Native Canadiana is the second offering from B.C.’s Dorothy Livesay Award-winning poet Gregory Scofield. As a sophomore effort it’s a provocative but somewhat disappointing book, one that leaves me uneasy because I find it almost impossible to distinguish between its real successes and considerable shortcomings.
Despite the bizarre “Cultural Studies 101” textbookishness of the title and some of the bafflingly conservative notes to First Nations words and phrases ( the gloss on yahkwêw or two-spirited reads “loosely translated as a person who has both male and female spirits” without any mention of its socio-political significance as a possible synonym for queer), Scofield’s collection presents many gritty yet sensitive meditations on urban life – he’s definitely at his best when he gets down and dirty with issues of sex and sexuality, violence, drugs, and racial politics. The second half of Native Canadiana strikes chords of cultural alienation that come alive with the mean street pulse of downtown Vancouver’s east end. Beautifully elegiac pieces like “Queenie” play against the wry insatiability of a poem like “Buck and Run” to reproduce a truly multifaceted homoerotic experience. In “The One I Thought About Keeping” for example, Scofield queries issues of sex and text, race and literary culture by confounding his understanding of himself as a First Nations poet with the immediate and often irreconcilable pull of desire: “It was the words, his words / I thumbed the dictionary for / not the broken dialect / floating in my memory / that became good poems.”

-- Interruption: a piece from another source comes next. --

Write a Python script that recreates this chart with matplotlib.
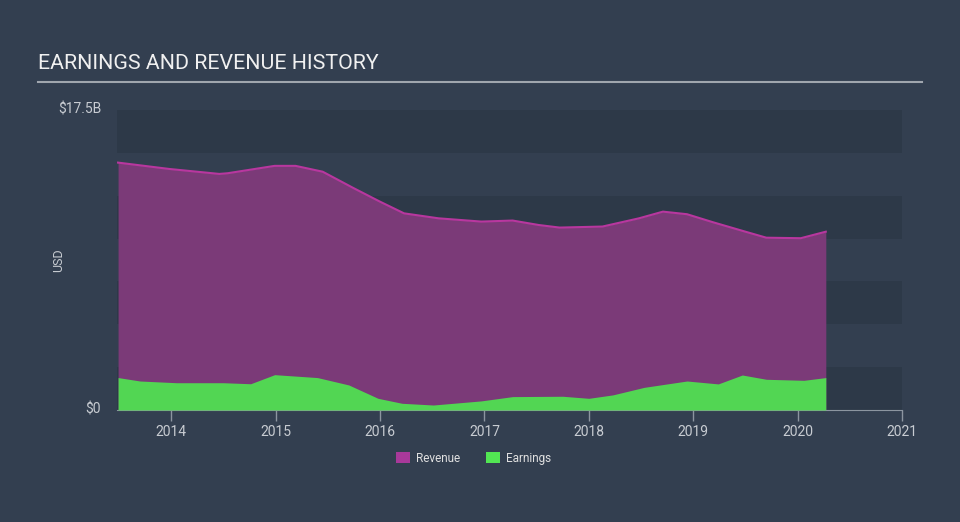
import numpy as np
import matplotlib.pyplot as plt
from matplotlib.patches import Patch

# revenue history (USD billions)
rev_x = [2013.49, 2013.98, 2014.46, 2014.54, 2014.99, 2015.19, 2015.45, 2015.75, 2016.0,
         2016.23, 2016.56, 2016.97, 2017.27, 2017.52, 2017.72, 2018.13, 2018.48, 2018.71,
         2018.94, 2019.19, 2019.5, 2019.7, 2020.03, 2020.27]
rev_y = [14.43, 14.06, 13.77, 13.81, 14.24, 14.24, 13.9, 12.93, 12.15,
         11.47, 11.18, 10.99, 11.05, 10.79, 10.64, 10.7, 11.18, 11.57,
         11.42, 10.95, 10.4, 10.05, 10.02, 10.4]

# earnings history (USD billions)
earn_x = [2013.49, 2013.7, 2014.05, 2014.5, 2014.76, 2014.99, 2015.4, 2015.7, 2015.98,
          2016.21, 2016.51, 2016.97, 2017.27, 2017.75, 2018.0, 2018.23, 2018.53, 2018.94,
          2019.24, 2019.47, 2019.7, 2020.06, 2020.27]
earn_y = [1.89, 1.69, 1.59, 1.59, 1.53, 2.06, 1.89, 1.46, 0.68,
          0.39, 0.29, 0.53, 0.78, 0.80, 0.68, 0.88, 1.32, 1.69,
          1.52, 2.04, 1.79, 1.73, 1.89]

years = [2014, 2015, 2016, 2017, 2018, 2019, 2020, 2021]

bg = '#333f50'
band = '#2d3948'
grey = '#c8ccd2'

plt.rcParams['font.family'] = ['Roboto', 'DejaVu Sans']
fig = plt.figure(figsize=(9.6, 5.22), dpi=100, facecolor=bg)
ax = fig.add_axes([0.1219, 0.2146, 0.8177, 0.5747])
ax.set_facecolor(bg)

# alternating horizontal bands
for lo in np.arange(0, 17.5, 5.0):
    ax.axhspan(lo, lo + 2.5, color=band, zorder=0, lw=0)

ax.fill_between(rev_x, rev_y, color='#7b3a78', zorder=1, lw=0)
ax.plot(rev_x, rev_y, color='#b8379f', lw=1.5, zorder=2)
ax.fill_between(earn_x, earn_y, color='#52d653', zorder=3, lw=0)

ax.set_xlim(2013.48, 2021.0)
ax.set_ylim(0, 17.5)
ax.set_xticks(years)
ax.set_xticklabels([str(y) for y in years])
ax.set_yticks([0, 17.5])
ax.set_yticklabels(['$0', '$17.5B'])
ax.tick_params(axis='x', colors='#8c95a0', length=8, width=1, labelcolor=grey, labelsize=10, pad=3)
ax.tick_params(axis='y', length=0, labelcolor=grey, labelsize=10, pad=11.5)
for lab in ax.get_yticklabels():
    lab.set_verticalalignment('center')
for s in ['top', 'right', 'left']:
    ax.spines[s].set_visible(False)
ax.spines['bottom'].set_color('#8c95a0')
ax.set_ylabel('USD', color=grey, fontsize=9)
ax.yaxis.set_label_coords(-0.066, 0.5)

fig.text(0.04, 0.868, 'EARNINGS AND REVENUE HISTORY', color='#f0f0f0', fontsize=15.4)
fig.add_artist(plt.Line2D([0.04, 0.96], [0.843, 0.843], color='#a0a6ae', lw=1.5))

handles = [Patch(facecolor='#a8399a', label='Revenue'), Patch(facecolor='#52e653', label='Earnings')]
leg = fig.legend(handles=handles, loc='center', bbox_to_anchor=(0.493, 0.122), ncol=2,
                 frameon=False, fontsize=8.5, handlelength=1.2, handleheight=1.0,
                 columnspacing=2.2, handletextpad=0.5)
for t in leg.get_texts():
    t.set_color('#e0e0e0')

fig.savefig('out.png', dpi=100, facecolor=bg)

Similarly, with the prose poetry of “Another Street Kid Just Died” or with the more traditional tercets of “Purple Moon Café,” Scofield hits all the right – liberal and street-wise – edgy, urban high notes with lines like “He never said much when I was out doing streetwork. Only yes to condoms & lube” and “The café, minding my business / Purple moon under her eye.” The importance of these pieces is a product both of their accessibility and of the world they offer access to.
Scofield’s take on city life is good because of his valuable cultural perspective, but I’m left questioning whether or not it works as poetry. In fact, this is at the heart of my discomfort with the first half of Native Canadiana. One expects a book of poems, as the subtitle suggests, so obviously concerned with presenting an oral documentation of First Nations experience, to be rhythmically vibrant. Scofield’s autobiographic poetics, however, are often uneven and prosaic: it’s as if he’s become so obsessed with accurately portraying cultural detail that he’s sacrificed some of the music to the gods of verisimilitude.